The line holding "import plotly.graph_objects as go" is the last one to output; start at the first line of the data, keep every line in between exactly, and leave out pictures.

#### [Records for this task]
****************

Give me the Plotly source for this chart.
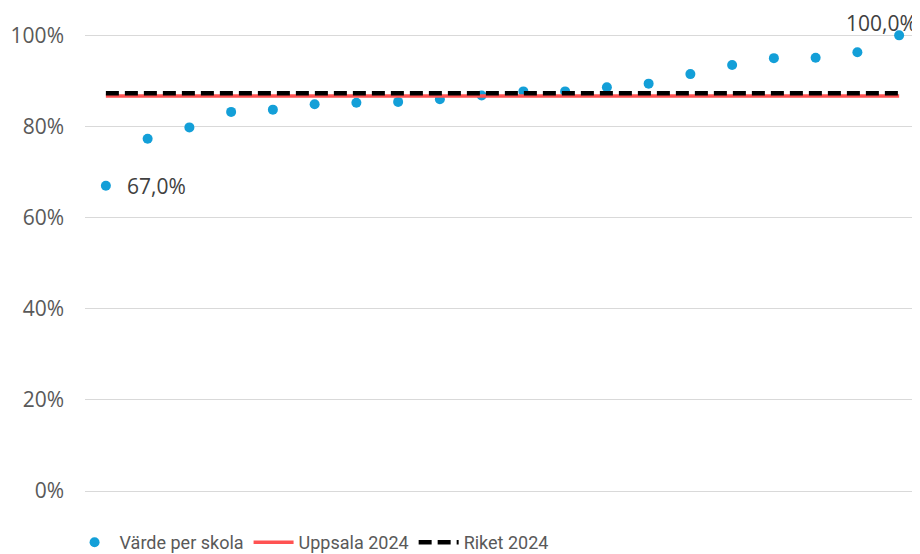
import plotly.graph_objects as go

# skolor sorterade efter andel
skolor = [f"Skola {i}" for i in range(1, 21)]
varde_per_skola = [0.670, 0.773, 0.798, 0.832, 0.837, 0.849, 0.852, 0.854, 0.860, 0.868,
                   0.877, 0.877, 0.886, 0.894, 0.915, 0.935, 0.950, 0.951, 0.963, 1.000]
uppsala_2024 = 0.867
riket_2024 = 0.873

blue = "#139FD8"
red = "#FF5252"
grey_text = "#595959"
label_text = "#404040"

fig = go.Figure()

fig.add_trace(go.Scatter(
    x=skolor, y=varde_per_skola, mode="markers", name="Värde per skola",
    marker=dict(color=blue, size=10), cliponaxis=False,
))
fig.add_trace(go.Scatter(
    x=skolor, y=[uppsala_2024] * len(skolor), mode="lines", name="Uppsala 2024",
    line=dict(color=red, width=3.5),
))
fig.add_trace(go.Scatter(
    x=skolor, y=[riket_2024] * len(skolor), mode="lines", name="Riket 2024",
    line=dict(color="black", width=4.5, dash="13px,6px"),
))

# dataetiketter för min och max
fig.add_annotation(x=skolor[0], y=varde_per_skola[0], text="67,0%", showarrow=False,
                   xanchor="left", xshift=19, font=dict(size=21, color=label_text))
fig.add_annotation(x=skolor[-1], y=varde_per_skola[-1], text="100,0%", showarrow=False,
                   xanchor="left", yanchor="middle", xshift=-55, yshift=12,
                   font=dict(size=21, color=label_text))

# sidan lägger 8 px marginal runt figuren; figuren görs lite högre så att
# legenden hamnar längst ner i fönstret
fig.update_layout(
    width=912, height=553,
    margin=dict(l=77, r=0, t=26, b=70),
    plot_bgcolor="white", paper_bgcolor="white",
    font=dict(family="Open Sans", color=grey_text),
    showlegend=True,
    legend=dict(orientation="h", xref="container", x=0.0675, xanchor="left",
                yref="container", y=0.0, yanchor="bottom",
                font=dict(family="Roboto", size=18, color=grey_text),
                itemwidth=40),
    xaxis=dict(showticklabels=False, showgrid=False, zeroline=False, showline=False,
               range=[-0.5, 19.5]),
    yaxis=dict(range=[0, 1.003], tickvals=[0, 0.2, 0.4, 0.6, 0.8, 1.0],
               ticktext=["0%", "20%", "40%", "60%", "80%", "100%"],
               tickfont=dict(size=21, color=grey_text),
               showgrid=True, gridcolor="#D9D9D9", gridwidth=1,
               zeroline=True, zerolinecolor="#D9D9D9", zerolinewidth=1,
               showline=False, ticks="", ticklabelstandoff=20),
)

fig.write_html("out.html")
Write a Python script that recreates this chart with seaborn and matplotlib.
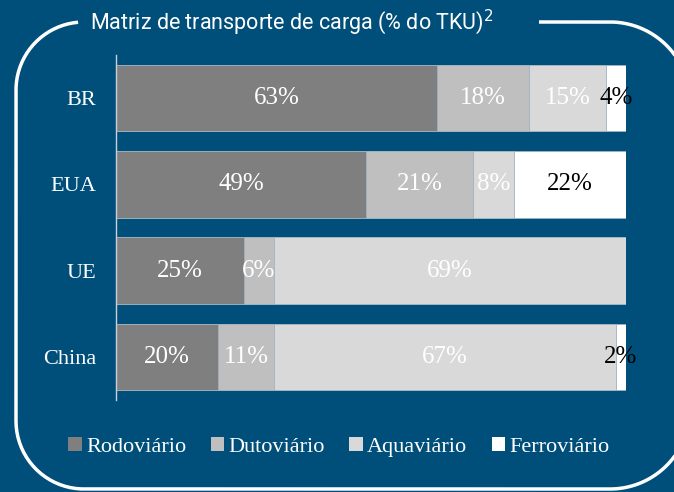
import numpy as np
import pandas as pd
import matplotlib.pyplot as plt
import seaborn as sns
from matplotlib.patches import Rectangle

# Data
countries = ['BR', 'EUA', 'UE', 'China']
modes = ['Rodoviário', 'Dutoviário', 'Aquaviário', 'Ferroviário']
rodoviario = [63, 49, 25, 20]
dutoviario = [18, 21, 6, 11]
aquaviario = [15, 8, 69, 67]
ferroviario = [4, 22, 0, 2]
title = 'Matriz de transporte de carga (% do TKU)$^2$'

colors = ['#7f7f7f', '#bfbfbf', '#d9d9d9', '#ffffff']
label_colors = ['white', 'white', 'white', 'black']
bg = '#004f7a'

sns.set_theme(style='white')
plt.rcParams['font.family'] = ['Liberation Serif', 'DejaVu Serif']

df = pd.DataFrame({'País': countries, 'Rodoviário': rodoviario, 'Dutoviário': dutoviario,
                   'Aquaviário': aquaviario, 'Ferroviário': ferroviario})
cum = df[modes].cumsum(axis=1)

fig = plt.figure(figsize=(6.74, 4.92), dpi=100)
fig.patch.set_facecolor(bg)

# background axes in pixel units for the rounded frame
bga = fig.add_axes([0, 0, 1, 1], zorder=-1)
bga.set_xlim(0, 674)
bga.set_ylim(492, 0)
bga.axis('off')


def arc(cx, cy, r, a0, a1):
    t = np.radians(np.linspace(a0, a1, 40))
    return cx + r * np.cos(t), cy + r * np.sin(t)


L, R, T, B = 16, 690, 22, 489
rl, rr = 68, 80
pieces = [arc(R - rr, T + rr, rr, -90, 0), arc(R - rr, B - rr, rr, 0, 90),
          arc(L + rl, B - rl, rl, 90, 180), arc(L + rl, T + rl, rl, 180, 265)]
fx = np.concatenate([[539]] + [p[0] for p in pieces])
fy = np.concatenate([[T]] + [p[1] for p in pieces])
bga.plot(fx, fy, color='white', lw=2.5, solid_capstyle='butt')
bga.text(90, 22, title, color='white', fontsize=15.5,
         family=['Roboto', 'DejaVu Sans'], va='center', ha='left')

ax = fig.add_axes([116 / 674, 1 - 400 / 492, 510 / 674, 345 / 492])
ax.set_facecolor('none')

# stacked bars by overlaying cumulative sums, longest first
for mode, col in reversed(list(zip(modes, colors))):
    sns.barplot(x=cum[mode], y=df['País'], orient='h', color=col, width=0.77,
                edgecolor='#9fb0c2', linewidth=0.6, saturation=1, ax=ax)

for i in range(len(countries)):
    left = 0
    for mode, lc in zip(modes, label_colors):
        v = df[mode][i]
        if v > 0:
            ax.text(left + v / 2, i, f'{v}%', ha='center', va='center',
                    color=lc, fontsize=18)
        left += v

ax.set_xlim(0, 100)
ax.set_ylim(3.5, -0.5)
ax.set_xlabel('')
ax.set_ylabel('')
ax.set_xticks([])
ax.tick_params(axis='y', length=0, pad=14, labelsize=16, labelcolor='white')
for s in ['top', 'right', 'bottom']:
    ax.spines[s].set_visible(False)
ax.spines['left'].set_color('#c8d0d8')
ax.spines['left'].set_linewidth(1)

handles = [Rectangle((0, 0), 1, 1, fc=c, ec='none') for c in colors]
fig.legend(handles, modes, loc='center', bbox_to_anchor=(339 / 674, 1 - 447 / 492),
           ncol=4, frameon=False, fontsize=16, labelcolor='white',
           handlelength=0.6, handleheight=0.6, handletextpad=0.2, columnspacing=1.1)

fig.savefig('out.png', dpi=100, facecolor=bg)
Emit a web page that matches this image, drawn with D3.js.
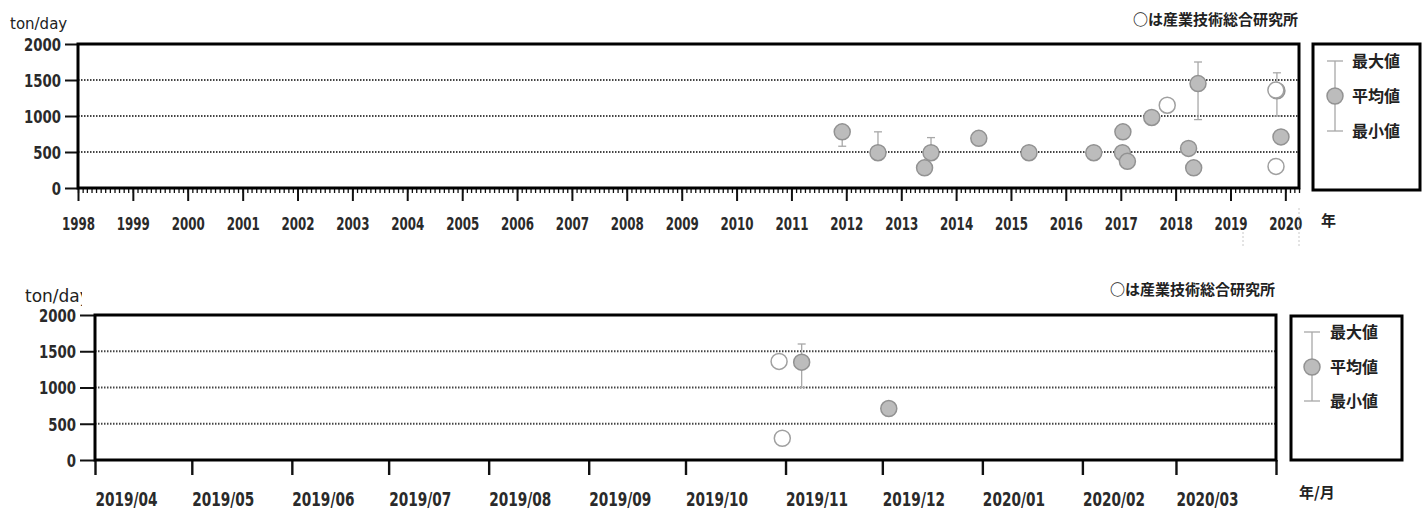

****************

#### [Result of this exercise]
Give me the Plotly source for this chart.
import plotly.graph_objects as go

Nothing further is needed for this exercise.